Ezra 1:7-11 - The Biblical Illustrator

Bible Comments

Also Cyrus the king brought forth the vessels of the house of the Lord.

The restoration of the sacred vessels

I. The preservation of the sacred vessels (Ezra 1:7-8). These are the vessels which are mentioned in 2 Chronicles 36:7 and Daniel 1:2. In the providence of God most of these vessels were remarkably preserved, to be in due time restored to their original place and uses. Learn: Since God is so careful of the mere vessels consecrated to His service, may we not rest assured that He will much more preserve His consecrated people?

II. The numeration of the sacred vessels. This numbering indicates--

1. The reverent care of Cyrus for these sacred vessels.

2. The grave responsibility of Sheshbazzar for these sacred vessels.

Learn: That persons, places, and things which are devoted to religious uses should be reverently regarded by us.

III. The restoration of the sacred vessels (verse 11).

1. This was a fulfilment of prophecy (Jeremiah 27:22).

2. This is an illustration of the restoration of perverted things to their true uses.

The Lord Jesus Christ is the great restorer of the violated order and the broken harmony of the universe of God. (William Jones.)

The restitution of the stolen vessels

This appears to be more than an act of generosity or justice. A certain religious import belongs to it. It put an end to an ancient insult offered by Babylon to the God of Israel, and it might be taken as an act of homage offered to Jehovah by Cyrus. Yet it was only a restitution, a return of what was God’s before, and so a type of every gift man makes to God. (Walter F. Adeney, M. D.)

Mithredath

It is not without significance that the treasurer who handed over their temple prosperity to the Jews was named “Mithredath”--a word that means “given by Mithra,” or “devoted to Mithra.” This suggests that the Persian sun-god was honoured among the servants of Cyrus, and yet that one who by name at least was especially associated with this divinity was constrained to honour the God of Israel. Next to Judaism and Christianity, the worship of Mithra showed the greatest vitality of all religions in Western Asia, and later even in Europe. So vigorous was it as recently as the commencement of the Christian era, that M. Renan has remarked that if the Roman world had not become Christian it would have become Mithrastic.

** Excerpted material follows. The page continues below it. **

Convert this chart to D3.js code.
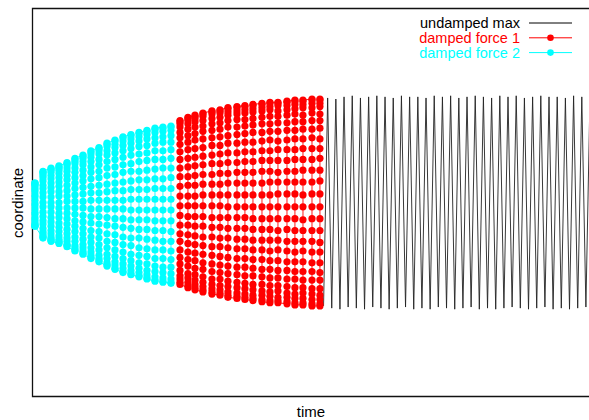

In the homage paid by Mithredath to the God of Israel may we not see an image of the recognition of the claims of the Supreme by our priests of the sun--Kepler, Newton, Faraday? (Walter F. Adeney, M. D.)

A restoration of misappropriated property

There was a great restoration of misappropriated property. What a restoration there will one day be. What have men taken away from God’s Church? Nearly everything they could lay hands on. They have taken away gold, art, music, miracles, inspiration, rationalism, morality, science, and they have left God a very bare house. When the period of spiritual revival has come, and the holy issue is wrought out in all its meaning, all these things will be brought back again. Art will come with her brush and pencil, and say, “I will beautify the house of God’s revelation.” Music will bring back her harp and her instrument of ten strings, and her cymbals and organs, and say, “Make me a handmaid in God’s house, for all I have and am must belong to Him”; and Reason--exiled, expatriated Reason shall return, saying “They have kept me in vile servitude; admit me to my Father’s house.” And Science will come and pray; and Morality will say, “They have been trying to divorce me from theology, from right religious motive and impulse, and I have died like a flower that has been plucked; restore me to my vital relations, and I will once more bloom in the house of God.” (J. Parker, D. D).

Ezra 1:7-11

7 Also Cyrus the king brought forth the vessels of the house of the LORD, which Nebuchadnezzar had brought forth out of Jerusalem, and had put them in the house of his gods;

8 Even those did Cyrus king of Persia bring forth by the hand of Mithredath the treasurer, and numbered them unto Sheshbazzar, the prince of Judah.

9 And this is the number of them: thirty chargers of gold, a thousand chargers of silver, nine and twenty knives,

10 Thirty basons of gold, silver basons of a second sort four hundred and ten, and other vessels a thousand.

11 All the vessels of gold and of silver were five thousand and four hundred. All these did Sheshbazzar bring up with them of the captivityc that were brought up from Babylon unto Jerusalem.